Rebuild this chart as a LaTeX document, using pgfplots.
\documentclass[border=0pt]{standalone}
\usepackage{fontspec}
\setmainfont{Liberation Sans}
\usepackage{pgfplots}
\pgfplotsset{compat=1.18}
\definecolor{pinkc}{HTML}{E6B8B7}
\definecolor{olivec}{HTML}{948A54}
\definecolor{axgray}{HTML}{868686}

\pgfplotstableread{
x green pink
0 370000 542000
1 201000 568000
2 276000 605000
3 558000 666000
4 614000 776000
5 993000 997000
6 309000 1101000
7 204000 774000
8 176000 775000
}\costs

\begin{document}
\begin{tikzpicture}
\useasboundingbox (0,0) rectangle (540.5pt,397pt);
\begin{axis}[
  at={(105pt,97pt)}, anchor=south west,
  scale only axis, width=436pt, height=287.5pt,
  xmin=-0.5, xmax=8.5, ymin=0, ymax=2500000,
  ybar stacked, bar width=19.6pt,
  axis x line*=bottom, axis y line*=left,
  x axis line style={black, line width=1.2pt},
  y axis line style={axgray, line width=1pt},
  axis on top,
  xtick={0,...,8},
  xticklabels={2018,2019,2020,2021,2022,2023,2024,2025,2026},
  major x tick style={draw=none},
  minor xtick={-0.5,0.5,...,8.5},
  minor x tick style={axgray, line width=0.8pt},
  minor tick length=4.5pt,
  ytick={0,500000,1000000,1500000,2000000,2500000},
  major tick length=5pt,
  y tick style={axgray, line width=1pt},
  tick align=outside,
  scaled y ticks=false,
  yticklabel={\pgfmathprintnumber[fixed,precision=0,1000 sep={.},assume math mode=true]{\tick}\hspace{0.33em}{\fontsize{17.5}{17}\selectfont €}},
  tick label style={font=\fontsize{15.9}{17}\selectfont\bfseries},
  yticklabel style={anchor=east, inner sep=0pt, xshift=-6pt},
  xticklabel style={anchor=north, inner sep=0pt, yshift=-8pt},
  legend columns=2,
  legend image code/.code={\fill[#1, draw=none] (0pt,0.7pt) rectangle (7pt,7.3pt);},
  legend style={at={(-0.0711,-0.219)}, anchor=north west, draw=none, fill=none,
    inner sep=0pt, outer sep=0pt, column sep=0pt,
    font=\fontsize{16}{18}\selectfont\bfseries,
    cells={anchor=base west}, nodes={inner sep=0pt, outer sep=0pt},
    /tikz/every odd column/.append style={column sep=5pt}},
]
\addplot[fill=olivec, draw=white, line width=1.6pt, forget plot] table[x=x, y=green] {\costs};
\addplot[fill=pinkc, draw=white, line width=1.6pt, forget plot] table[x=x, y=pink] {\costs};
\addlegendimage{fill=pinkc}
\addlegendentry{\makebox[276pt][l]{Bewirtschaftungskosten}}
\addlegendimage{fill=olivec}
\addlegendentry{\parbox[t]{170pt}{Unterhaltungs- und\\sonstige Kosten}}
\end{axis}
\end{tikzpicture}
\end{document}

__Task details__: Your task is to repeat the data exactly, with nothing left out.

__Response__:
Rebuild this chart as a LaTeX document, using pgfplots.
\documentclass[border=0pt]{standalone}
\usepackage{fontspec}
\setmainfont{Liberation Sans}
\usepackage{pgfplots}
\pgfplotsset{compat=1.18}
\definecolor{pinkc}{HTML}{E6B8B7}
\definecolor{olivec}{HTML}{948A54}
\definecolor{axgray}{HTML}{868686}

\pgfplotstableread{
x green pink
0 370000 542000
1 201000 568000
2 276000 605000
3 558000 666000
4 614000 776000
5 993000 997000
6 309000 1101000
7 204000 774000
8 176000 775000
}\costs

\begin{document}
\begin{tikzpicture}
\useasboundingbox (0,0) rectangle (540.5pt,397pt);
\begin{axis}[
  at={(105pt,97pt)}, anchor=south west,
  scale only axis, width=436pt, height=287.5pt,
  xmin=-0.5, xmax=8.5, ymin=0, ymax=2500000,
  ybar stacked, bar width=19.6pt,
  axis x line*=bottom, axis y line*=left,
  x axis line style={black, line width=1.2pt},
  y axis line style={axgray, line width=1pt},
  axis on top,
  xtick={0,...,8},
  xticklabels={2018,2019,2020,2021,2022,2023,2024,2025,2026},
  major x tick style={draw=none},
  minor xtick={-0.5,0.5,...,8.5},
  minor x tick style={axgray, line width=0.8pt},
  minor tick length=4.5pt,
  ytick={0,500000,1000000,1500000,2000000,2500000},
  major tick length=5pt,
  y tick style={axgray, line width=1pt},
  tick align=outside,
  scaled y ticks=false,
  yticklabel={\pgfmathprintnumber[fixed,precision=0,1000 sep={.},assume math mode=true]{\tick}\hspace{0.33em}{\fontsize{17.5}{17}\selectfont €}},
  tick label style={font=\fontsize{15.9}{17}\selectfont\bfseries},
  yticklabel style={anchor=east, inner sep=0pt, xshift=-6pt},
  xticklabel style={anchor=north, inner sep=0pt, yshift=-8pt},
  legend columns=2,
  legend image code/.code={\fill[#1, draw=none] (0pt,0.7pt) rectangle (7pt,7.3pt);},
  legend style={at={(-0.0711,-0.219)}, anchor=north west, draw=none, fill=none,
    inner sep=0pt, outer sep=0pt, column sep=0pt,
    font=\fontsize{16}{18}\selectfont\bfseries,
    cells={anchor=base west}, nodes={inner sep=0pt, outer sep=0pt},
    /tikz/every odd column/.append style={column sep=5pt}},
]
\addplot[fill=olivec, draw=white, line width=1.6pt, forget plot] table[x=x, y=green] {\costs};
\addplot[fill=pinkc, draw=white, line width=1.6pt, forget plot] table[x=x, y=pink] {\costs};
\addlegendimage{fill=pinkc}
\addlegendentry{\makebox[276pt][l]{Bewirtschaftungskosten}}
\addlegendimage{fill=olivec}
\addlegendentry{\parbox[t]{170pt}{Unterhaltungs- und\\sonstige Kosten}}
\end{axis}
\end{tikzpicture}
\end{document}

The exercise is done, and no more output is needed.